The new research observes that the lines between the categories are starting to blur, with fitness wearables offering a range of call-handling and notification functions that can also be found in smartwatches.
App-enabled fitness trackers, such as the Samsung Gear Fit and Microsoft Band, lessen the distinction even further, Juniper notes.
The role of monetary incentives in driving future device adoption is also highlighted by the research, which emphasises an increasing role in corporate wellness schemes.
“This is even more expressly the case in the professional sports world, where wearables are becoming part of the training regimes of many teams and form the majority of the market for clothes with integral fitness tracking,” Juniper states.

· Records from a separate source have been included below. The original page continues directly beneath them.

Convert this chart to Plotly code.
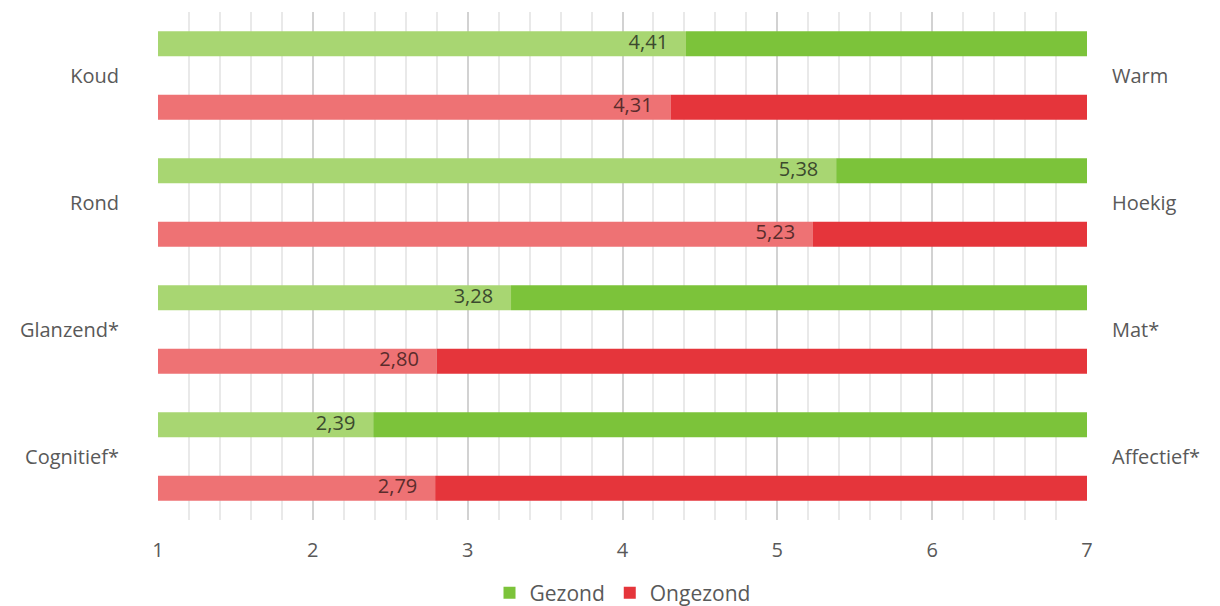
import plotly.graph_objects as go

left_labels = ["Koud", "Rond", "Glanzend*", "Cognitief*"]
right_labels = ["Warm", "Hoekig", "Mat*", "Affectief*"]
gezond = [4.41, 5.38, 3.28, 2.39]
ongezond = [4.31, 5.23, 2.80, 2.79]
x_ticks = [1, 2, 3, 4, 5, 6, 7]
scale_min, scale_max = 1, 7

light_green, dark_green = "#a8d672", "#7cc33a"
light_red, dark_red = "#ee7274", "#e5353b"
FONT = "Open Sans"
FS = 20

fig = go.Figure()

def fmt(v):
    return f"{v:.2f}".replace(".", ",")

yg = [2 * i for i in range(len(gezond))]
yr = [2 * i + 1 for i in range(len(ongezond))]

bw = 0.39
for ys, vals, lc, dc, tc, name in [(yg, gezond, light_green, dark_green, "#3c4a2e", "Gezond"),
                                    (yr, ongezond, light_red, dark_red, "#5a2c2c", "Ongezond")]:
    fig.add_trace(go.Bar(
        y=ys, x=[v - scale_min for v in vals], base=[scale_min] * len(vals),
        orientation="h", marker=dict(color=lc, line=dict(width=0)), width=bw,
        showlegend=False, hoverinfo="skip",
    ))
    fig.add_trace(go.Bar(
        y=ys, x=[scale_max - v for v in vals], base=vals,
        orientation="h", marker=dict(color=dc, line=dict(width=0)), width=bw,
        name=name, showlegend=True, hoverinfo="skip",
    ))
    fig.add_trace(go.Scatter(
        y=ys, x=vals, mode="markers+text", text=[fmt(v) for v in vals],
        marker=dict(size=27, color="rgba(0,0,0,0)"),
        textposition="middle left",
        textfont=dict(color=tc, size=FS, family=FONT),
        showlegend=False, hoverinfo="skip", cliponaxis=False,
    ))

# invisible trace for right axis
fig.add_trace(go.Scatter(x=[None], y=[None], yaxis="y2", showlegend=False))

mid = [2 * i + 0.5 for i in range(len(left_labels))]
plot_h = 606 - 12 - 86
fig.update_layout(
    width=1220, height=606,
    margin=dict(l=158, r=133, t=12, b=86, autoexpand=False),
    paper_bgcolor="white", plot_bgcolor="white",
    barmode="overlay",
    font=dict(family=FONT, color="#595959", size=FS),
    xaxis=dict(range=[scale_min, scale_max], tickvals=x_ticks,
               showgrid=True, gridcolor="#d2d2d2", gridwidth=2,
               minor=dict(dtick=0.2, showgrid=True, gridcolor="#e9e9e9", gridwidth=1.5),
               zeroline=False, showline=False, ticks="",
               ticklabelstandoff=16, tickfont=dict(size=FS, color="#595959")),
    yaxis=dict(range=[7.5, -0.5], tickvals=mid, ticktext=left_labels,
               showgrid=False, zeroline=False, ticks="", ticklabelstandoff=38,
               tickfont=dict(size=FS, color="#595959")),
    yaxis2=dict(range=[7.5, -0.5], tickvals=mid, ticktext=right_labels,
                overlaying="y", side="right", showgrid=False, zeroline=False,
                ticks="", ticklabelstandoff=24,
                tickfont=dict(size=FS, color="#595959")),
    legend=dict(orientation="h", x=0.5, xanchor="center",
                y=-73 / plot_h, yanchor="middle",
                font=dict(size=FS + 1, color="#595959"), itemwidth=30,
                traceorder="normal"),
)

fig.write_html("out.html")
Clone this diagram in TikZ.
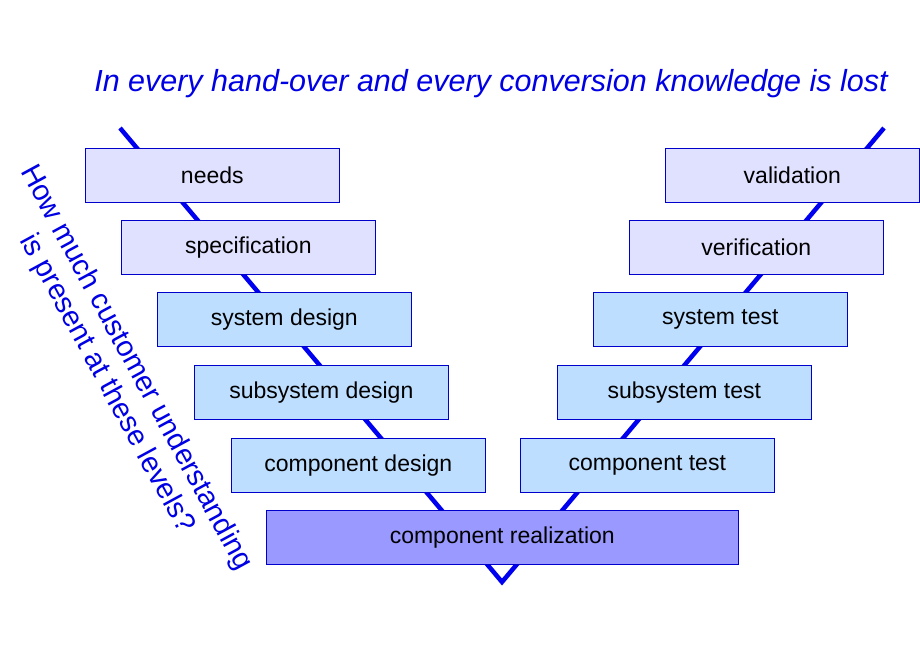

“Over time, Juniper expect that wearables-measured performance will become a standard part of hiring practices and potentially also players’ contractual obligations.”
While future electronic healthcare records will drive the use of dedicated wearables, the research notes that the price of the devices and smartphone dependence will impede them from full adoption by universal healthcare systems.
“The use of wearables to track health shows promise, but such devices will not reach their full potential until they can become less dependent on mobile devices to relay their information, in addition to meeting healthcare data storage and relay requirements,” research author James Moar commented.